→ **Your objective**:
Output exactly, and only, the lines from the line containing "Give me the" through the line containing "import * as", both included.

━━ Data supplied ━━

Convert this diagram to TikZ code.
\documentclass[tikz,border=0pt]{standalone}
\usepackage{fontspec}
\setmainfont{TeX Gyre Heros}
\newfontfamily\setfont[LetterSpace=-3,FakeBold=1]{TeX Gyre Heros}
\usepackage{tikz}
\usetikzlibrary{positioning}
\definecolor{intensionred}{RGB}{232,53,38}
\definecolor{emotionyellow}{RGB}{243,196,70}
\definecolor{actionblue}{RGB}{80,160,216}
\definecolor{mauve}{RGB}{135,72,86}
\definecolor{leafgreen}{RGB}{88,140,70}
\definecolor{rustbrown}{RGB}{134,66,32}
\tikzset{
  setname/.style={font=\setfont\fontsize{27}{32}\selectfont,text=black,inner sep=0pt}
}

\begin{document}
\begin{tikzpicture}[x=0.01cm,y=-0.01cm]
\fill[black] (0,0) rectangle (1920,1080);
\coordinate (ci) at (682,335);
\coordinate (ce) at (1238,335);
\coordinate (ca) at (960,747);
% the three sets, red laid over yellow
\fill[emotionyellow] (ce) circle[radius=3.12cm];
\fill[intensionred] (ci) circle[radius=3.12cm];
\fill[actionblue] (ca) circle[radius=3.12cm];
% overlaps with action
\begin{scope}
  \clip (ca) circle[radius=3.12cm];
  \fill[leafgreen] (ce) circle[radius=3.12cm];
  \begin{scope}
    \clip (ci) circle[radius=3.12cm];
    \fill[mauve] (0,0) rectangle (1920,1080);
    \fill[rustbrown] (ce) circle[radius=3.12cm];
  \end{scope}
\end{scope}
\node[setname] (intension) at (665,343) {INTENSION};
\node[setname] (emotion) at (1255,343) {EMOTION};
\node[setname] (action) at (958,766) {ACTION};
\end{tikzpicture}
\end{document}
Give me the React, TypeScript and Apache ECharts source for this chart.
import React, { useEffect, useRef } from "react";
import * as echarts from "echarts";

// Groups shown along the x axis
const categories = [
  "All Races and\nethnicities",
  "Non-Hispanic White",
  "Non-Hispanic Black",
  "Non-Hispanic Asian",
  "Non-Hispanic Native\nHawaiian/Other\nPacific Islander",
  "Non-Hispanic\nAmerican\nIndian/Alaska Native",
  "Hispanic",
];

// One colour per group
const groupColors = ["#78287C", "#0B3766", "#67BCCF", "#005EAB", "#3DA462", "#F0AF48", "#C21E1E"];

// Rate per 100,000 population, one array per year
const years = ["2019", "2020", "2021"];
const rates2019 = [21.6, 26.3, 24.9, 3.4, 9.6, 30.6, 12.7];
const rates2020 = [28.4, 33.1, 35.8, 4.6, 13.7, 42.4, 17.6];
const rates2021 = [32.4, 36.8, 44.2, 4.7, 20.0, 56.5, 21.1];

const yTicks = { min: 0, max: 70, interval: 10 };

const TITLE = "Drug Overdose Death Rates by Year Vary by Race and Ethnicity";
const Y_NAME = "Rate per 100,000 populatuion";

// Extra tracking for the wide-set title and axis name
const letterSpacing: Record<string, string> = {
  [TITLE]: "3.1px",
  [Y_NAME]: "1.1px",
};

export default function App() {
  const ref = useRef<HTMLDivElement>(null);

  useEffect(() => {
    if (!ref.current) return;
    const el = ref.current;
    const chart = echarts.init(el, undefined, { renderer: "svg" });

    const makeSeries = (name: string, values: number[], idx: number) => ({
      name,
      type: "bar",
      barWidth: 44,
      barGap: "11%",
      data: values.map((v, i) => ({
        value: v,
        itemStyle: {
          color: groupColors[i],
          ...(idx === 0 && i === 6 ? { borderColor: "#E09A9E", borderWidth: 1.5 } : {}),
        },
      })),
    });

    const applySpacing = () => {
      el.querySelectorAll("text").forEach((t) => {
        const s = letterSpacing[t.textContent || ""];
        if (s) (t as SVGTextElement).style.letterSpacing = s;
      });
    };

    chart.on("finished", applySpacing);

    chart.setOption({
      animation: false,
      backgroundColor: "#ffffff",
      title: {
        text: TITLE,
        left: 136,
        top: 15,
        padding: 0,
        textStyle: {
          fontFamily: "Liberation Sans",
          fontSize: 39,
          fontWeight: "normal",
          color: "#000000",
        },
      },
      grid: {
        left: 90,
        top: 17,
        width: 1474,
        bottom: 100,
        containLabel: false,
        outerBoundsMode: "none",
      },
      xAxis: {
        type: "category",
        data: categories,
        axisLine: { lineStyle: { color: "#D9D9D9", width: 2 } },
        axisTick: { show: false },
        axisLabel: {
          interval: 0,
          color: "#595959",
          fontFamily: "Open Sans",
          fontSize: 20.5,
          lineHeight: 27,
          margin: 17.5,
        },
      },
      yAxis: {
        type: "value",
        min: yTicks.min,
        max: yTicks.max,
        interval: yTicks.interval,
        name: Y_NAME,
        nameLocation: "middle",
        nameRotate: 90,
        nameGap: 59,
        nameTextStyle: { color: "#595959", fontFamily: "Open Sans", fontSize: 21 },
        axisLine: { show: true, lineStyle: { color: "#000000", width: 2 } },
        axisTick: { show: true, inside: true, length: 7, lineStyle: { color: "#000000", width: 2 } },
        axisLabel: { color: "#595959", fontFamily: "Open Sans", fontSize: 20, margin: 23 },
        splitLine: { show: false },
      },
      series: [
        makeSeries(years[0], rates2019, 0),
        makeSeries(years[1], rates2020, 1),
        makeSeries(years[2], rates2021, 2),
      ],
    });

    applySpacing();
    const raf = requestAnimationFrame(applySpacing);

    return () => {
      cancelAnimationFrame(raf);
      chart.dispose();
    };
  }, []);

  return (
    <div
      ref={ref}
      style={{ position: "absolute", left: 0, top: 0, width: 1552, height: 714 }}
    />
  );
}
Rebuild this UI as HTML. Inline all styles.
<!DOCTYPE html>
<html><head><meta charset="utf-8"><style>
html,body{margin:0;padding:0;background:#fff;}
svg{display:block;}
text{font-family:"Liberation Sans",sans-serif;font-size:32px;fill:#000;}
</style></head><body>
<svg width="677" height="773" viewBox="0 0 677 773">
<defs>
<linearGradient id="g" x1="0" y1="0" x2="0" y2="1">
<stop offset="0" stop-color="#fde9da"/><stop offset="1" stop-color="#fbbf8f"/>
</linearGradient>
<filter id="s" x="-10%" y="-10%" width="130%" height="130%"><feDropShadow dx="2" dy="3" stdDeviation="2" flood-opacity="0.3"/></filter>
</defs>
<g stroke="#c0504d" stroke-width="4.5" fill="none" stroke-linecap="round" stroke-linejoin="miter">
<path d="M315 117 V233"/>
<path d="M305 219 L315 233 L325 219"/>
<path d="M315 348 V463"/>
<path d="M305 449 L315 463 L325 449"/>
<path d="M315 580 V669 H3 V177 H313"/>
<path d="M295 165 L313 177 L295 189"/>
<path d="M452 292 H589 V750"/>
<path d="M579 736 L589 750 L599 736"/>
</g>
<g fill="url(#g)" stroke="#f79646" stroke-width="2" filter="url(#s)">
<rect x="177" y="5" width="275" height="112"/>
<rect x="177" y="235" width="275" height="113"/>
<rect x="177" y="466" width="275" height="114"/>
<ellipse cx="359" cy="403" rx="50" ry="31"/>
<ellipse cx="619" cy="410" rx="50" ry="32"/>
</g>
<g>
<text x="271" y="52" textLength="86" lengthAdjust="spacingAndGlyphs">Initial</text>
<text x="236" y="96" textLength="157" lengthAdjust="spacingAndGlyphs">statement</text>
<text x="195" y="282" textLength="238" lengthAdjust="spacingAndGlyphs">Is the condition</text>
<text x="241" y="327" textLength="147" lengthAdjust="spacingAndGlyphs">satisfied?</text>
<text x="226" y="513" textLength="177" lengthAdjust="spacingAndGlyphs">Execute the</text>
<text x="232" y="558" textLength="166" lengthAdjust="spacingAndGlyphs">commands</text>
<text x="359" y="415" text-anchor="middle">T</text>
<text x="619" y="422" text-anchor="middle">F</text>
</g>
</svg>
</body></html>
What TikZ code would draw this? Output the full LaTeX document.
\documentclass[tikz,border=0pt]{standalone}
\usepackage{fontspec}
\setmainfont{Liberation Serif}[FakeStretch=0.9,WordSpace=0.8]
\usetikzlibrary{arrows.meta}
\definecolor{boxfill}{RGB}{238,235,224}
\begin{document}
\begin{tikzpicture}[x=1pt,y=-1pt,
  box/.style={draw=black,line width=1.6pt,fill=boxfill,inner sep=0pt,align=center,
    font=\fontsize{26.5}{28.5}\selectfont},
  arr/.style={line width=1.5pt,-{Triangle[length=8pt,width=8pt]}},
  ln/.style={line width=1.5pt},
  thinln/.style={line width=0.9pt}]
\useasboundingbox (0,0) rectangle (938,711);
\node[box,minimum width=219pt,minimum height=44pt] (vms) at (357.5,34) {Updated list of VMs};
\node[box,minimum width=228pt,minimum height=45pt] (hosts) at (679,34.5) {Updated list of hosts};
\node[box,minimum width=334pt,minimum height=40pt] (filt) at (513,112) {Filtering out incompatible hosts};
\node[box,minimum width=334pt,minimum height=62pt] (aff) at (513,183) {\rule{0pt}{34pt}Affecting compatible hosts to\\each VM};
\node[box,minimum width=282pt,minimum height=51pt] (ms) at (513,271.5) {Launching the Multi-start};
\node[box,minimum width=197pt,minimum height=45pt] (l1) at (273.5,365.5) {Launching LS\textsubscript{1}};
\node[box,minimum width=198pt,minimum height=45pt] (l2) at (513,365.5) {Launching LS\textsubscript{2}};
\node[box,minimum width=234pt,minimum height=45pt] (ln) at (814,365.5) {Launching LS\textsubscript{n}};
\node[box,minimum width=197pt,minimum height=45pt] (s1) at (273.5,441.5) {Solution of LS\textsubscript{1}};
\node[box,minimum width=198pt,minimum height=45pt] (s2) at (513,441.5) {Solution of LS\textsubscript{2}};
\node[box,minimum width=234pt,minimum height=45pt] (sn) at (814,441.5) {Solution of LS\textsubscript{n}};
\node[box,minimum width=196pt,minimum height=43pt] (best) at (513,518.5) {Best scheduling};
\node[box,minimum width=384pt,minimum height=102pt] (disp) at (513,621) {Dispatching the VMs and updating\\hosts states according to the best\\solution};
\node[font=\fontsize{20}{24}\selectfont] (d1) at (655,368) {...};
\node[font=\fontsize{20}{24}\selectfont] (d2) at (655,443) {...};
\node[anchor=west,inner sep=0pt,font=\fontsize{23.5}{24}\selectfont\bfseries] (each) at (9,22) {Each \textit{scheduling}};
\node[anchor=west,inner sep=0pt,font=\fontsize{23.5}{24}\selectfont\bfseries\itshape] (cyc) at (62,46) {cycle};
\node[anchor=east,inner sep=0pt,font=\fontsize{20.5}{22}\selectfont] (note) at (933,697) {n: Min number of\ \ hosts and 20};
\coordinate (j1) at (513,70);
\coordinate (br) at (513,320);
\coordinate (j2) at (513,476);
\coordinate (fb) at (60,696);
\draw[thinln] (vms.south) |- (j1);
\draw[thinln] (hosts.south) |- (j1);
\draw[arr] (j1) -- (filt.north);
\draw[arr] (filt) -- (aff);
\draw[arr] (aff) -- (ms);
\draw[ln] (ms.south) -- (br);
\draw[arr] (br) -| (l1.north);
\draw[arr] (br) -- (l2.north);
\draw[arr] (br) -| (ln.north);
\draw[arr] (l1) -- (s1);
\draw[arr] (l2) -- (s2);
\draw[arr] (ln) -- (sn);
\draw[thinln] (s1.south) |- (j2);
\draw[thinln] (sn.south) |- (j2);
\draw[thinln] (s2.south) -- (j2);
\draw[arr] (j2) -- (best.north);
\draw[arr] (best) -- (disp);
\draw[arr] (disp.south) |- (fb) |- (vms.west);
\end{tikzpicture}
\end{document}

━━━

→ **Output of the task**:
Give me the React, TypeScript and Apache ECharts source for this chart.
import React, { useEffect, useRef } from "react";
import * as echarts from "echarts";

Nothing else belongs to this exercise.